What is the “greenest” way to dispose of a body?
It really depends on what part of the process one is thinking about. Ed Abbey famously said he wanted to be eaten by vultures, but I doubt my body would be very healthy vulture food given what I’ve put into it over the years. Burial at sea is appealing in many respects, but it’s important to weight a body down so that it stays underwater, and then I have questions about how one would or would not decompose and the environmental implications of that.
There are outfits that will use your body as part of an artificial coral reef or compress your ashes into an artificial gem, or artist Jae Rhim Lee can sell you a mushroom suit to turn you into compost.
But if you’re looking for a more mainstream green option, the green burial movement is likely the way to go. Many cemeteries these days have sections set aside for burials without embalming, without concrete vaults, where biodegradable caskets or even just shrouds are used. There are even a number of places now (for example, Prairie Creek Conservation Cemetery in Florida) where land conservation is an explicit part of their mission.
You’ve written that, historically, the treatment of bodies often depends on social status. Is that still the case?
Absolutely. Consider Bodies: The Exhibition, a traveling exhibit of corpses preserved in resin. The exhibit uses unclaimed bodies from China, and critics say that some may have been unjustly executed prisoners. Whether that’s true or not, there’s nothing illegal in the US about selling tickets for a show featuring the bodies of victims of atrocities.
I’ve written about an area of southeast Arkansas. Within a few miles, there’s a Native American burial mound, a white family’s private graveyard, a town cemetery and the cemetery from a Japanese internment camp, and each site is subject to different rules. The burial mound is deteriorating from neglect, but the family graveyard and town cemetery are well-kept. The internment camp grave markers have only recently become part of a larger commemorative site. And on the same property as the white family’s private burial ground, there are African-American burials that are not marked. As Americans, we have a brutal history of treating some groups of people as things. That has happened with living people, and it happens with dead bodies, too.

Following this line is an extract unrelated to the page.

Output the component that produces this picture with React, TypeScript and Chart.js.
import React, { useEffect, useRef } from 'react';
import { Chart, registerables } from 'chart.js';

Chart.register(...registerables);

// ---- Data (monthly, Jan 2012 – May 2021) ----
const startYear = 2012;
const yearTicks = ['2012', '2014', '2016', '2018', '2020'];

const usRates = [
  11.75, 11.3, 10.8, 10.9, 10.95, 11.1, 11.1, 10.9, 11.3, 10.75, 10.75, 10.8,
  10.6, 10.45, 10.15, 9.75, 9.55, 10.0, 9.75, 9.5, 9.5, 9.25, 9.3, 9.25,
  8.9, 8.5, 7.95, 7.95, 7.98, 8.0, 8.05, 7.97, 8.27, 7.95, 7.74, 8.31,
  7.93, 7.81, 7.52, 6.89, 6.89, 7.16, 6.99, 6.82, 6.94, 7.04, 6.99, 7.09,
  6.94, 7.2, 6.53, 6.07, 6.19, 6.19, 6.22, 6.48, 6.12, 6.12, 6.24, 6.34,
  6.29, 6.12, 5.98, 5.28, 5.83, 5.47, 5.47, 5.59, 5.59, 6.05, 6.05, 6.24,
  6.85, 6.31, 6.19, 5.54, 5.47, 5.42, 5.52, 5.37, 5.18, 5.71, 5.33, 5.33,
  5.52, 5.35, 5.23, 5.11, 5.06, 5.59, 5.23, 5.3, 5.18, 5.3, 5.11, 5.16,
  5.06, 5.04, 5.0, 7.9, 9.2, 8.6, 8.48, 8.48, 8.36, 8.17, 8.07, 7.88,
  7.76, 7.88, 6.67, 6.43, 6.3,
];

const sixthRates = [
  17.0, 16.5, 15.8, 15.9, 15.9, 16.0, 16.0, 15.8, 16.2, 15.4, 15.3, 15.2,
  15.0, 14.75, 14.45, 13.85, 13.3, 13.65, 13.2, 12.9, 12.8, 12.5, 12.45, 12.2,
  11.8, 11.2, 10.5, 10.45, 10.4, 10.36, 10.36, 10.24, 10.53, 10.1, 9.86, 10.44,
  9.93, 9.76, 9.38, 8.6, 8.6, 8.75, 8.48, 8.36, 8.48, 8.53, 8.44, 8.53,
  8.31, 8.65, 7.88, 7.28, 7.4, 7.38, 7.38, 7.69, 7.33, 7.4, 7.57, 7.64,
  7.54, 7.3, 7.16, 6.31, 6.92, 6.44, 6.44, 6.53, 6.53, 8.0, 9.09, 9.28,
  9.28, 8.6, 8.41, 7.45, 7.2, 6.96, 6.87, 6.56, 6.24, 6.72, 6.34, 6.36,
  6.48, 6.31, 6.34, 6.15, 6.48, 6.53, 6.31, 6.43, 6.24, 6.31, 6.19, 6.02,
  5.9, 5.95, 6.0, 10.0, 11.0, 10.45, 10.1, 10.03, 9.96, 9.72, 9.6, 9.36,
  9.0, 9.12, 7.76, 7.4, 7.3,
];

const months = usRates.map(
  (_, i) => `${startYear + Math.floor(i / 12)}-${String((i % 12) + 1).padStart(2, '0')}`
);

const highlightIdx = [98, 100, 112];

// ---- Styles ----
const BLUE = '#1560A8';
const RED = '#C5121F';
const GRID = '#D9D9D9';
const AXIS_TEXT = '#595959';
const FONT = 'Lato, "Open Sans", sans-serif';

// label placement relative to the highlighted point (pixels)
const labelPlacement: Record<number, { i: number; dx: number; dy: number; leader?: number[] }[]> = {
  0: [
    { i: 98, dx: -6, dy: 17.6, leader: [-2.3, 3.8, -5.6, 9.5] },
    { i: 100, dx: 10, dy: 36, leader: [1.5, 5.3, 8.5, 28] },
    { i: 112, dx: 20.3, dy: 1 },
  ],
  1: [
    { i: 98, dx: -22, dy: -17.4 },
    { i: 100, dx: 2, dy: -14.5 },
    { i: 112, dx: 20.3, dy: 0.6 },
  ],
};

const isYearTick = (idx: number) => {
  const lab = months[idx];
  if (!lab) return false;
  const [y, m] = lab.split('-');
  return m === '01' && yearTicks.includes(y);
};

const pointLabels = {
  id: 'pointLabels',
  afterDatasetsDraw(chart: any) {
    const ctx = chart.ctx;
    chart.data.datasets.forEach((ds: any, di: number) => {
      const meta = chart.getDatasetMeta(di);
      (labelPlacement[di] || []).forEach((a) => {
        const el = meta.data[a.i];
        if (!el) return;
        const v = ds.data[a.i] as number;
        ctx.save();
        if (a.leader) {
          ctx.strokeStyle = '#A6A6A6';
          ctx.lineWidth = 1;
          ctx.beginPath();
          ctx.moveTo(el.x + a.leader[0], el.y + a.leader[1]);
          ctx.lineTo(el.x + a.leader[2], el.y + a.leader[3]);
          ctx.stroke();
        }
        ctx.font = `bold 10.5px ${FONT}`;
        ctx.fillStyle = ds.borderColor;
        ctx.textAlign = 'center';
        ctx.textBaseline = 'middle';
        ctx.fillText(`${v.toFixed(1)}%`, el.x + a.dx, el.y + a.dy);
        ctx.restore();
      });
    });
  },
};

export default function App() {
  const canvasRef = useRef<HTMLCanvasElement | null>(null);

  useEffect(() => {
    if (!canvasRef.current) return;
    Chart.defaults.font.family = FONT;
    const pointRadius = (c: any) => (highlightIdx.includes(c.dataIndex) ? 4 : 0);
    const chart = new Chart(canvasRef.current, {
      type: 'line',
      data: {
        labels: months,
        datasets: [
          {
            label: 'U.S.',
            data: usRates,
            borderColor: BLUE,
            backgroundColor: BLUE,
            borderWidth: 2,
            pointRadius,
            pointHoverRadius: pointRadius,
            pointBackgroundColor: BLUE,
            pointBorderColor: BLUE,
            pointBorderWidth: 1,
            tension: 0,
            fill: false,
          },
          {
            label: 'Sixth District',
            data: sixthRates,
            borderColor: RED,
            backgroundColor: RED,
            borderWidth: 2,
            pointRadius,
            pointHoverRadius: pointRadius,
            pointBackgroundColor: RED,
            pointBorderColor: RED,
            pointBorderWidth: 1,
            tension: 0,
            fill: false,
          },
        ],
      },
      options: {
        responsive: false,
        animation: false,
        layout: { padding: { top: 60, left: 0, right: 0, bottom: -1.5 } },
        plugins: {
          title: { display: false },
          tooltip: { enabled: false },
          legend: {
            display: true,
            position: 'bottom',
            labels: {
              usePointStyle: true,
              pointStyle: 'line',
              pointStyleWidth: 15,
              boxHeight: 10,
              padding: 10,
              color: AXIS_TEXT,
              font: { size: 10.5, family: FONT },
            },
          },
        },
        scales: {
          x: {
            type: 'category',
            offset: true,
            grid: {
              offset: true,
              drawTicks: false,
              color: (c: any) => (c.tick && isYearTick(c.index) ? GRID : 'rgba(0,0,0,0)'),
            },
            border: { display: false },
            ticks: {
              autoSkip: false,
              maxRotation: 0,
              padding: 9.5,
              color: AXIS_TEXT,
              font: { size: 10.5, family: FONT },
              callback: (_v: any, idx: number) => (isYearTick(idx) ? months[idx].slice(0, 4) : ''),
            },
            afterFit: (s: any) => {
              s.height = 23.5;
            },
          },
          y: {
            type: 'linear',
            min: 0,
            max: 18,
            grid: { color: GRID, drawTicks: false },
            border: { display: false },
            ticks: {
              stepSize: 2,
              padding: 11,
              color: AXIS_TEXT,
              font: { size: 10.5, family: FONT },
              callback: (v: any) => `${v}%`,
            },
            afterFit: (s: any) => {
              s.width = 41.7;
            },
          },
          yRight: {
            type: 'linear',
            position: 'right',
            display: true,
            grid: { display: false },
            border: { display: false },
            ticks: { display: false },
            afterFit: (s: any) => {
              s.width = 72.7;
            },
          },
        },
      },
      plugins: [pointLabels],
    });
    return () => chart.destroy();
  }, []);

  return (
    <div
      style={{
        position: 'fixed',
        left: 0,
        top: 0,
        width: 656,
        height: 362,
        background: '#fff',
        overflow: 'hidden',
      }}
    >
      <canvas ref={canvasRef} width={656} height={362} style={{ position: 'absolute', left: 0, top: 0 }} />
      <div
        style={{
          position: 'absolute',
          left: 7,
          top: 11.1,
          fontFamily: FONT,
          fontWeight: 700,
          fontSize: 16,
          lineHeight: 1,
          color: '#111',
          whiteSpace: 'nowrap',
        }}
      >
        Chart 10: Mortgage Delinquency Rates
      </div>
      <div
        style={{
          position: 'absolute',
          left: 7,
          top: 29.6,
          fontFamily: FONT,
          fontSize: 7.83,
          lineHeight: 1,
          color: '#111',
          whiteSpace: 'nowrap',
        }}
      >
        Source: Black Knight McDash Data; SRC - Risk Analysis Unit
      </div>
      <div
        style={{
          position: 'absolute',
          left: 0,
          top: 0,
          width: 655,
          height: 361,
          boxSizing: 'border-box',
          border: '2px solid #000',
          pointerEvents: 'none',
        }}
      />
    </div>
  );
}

What do you want to happen with your body?
On an ecological level, how I dispose of my body isn’t going to be as important as how I dispose of my Volkswagen. But I’ve put way more thought into what I’m going to do with my body than with my car. I keep trying to get to the place where I can think of myself as a thing. I like to joke — but I don’t think I’m joking, really — that I could always donate my body to a forensic anthropology research center that tests how bodies decompose. They might throw you into a puddle or put you out in the desert for a few weeks. If you live close enough, they’ll even pick you up for free. It’s very economical.
It’s odd. I wouldn’t mind that for myself, but I didn’t want to do anything like that with my father’s body. And I don’t entirely understand why.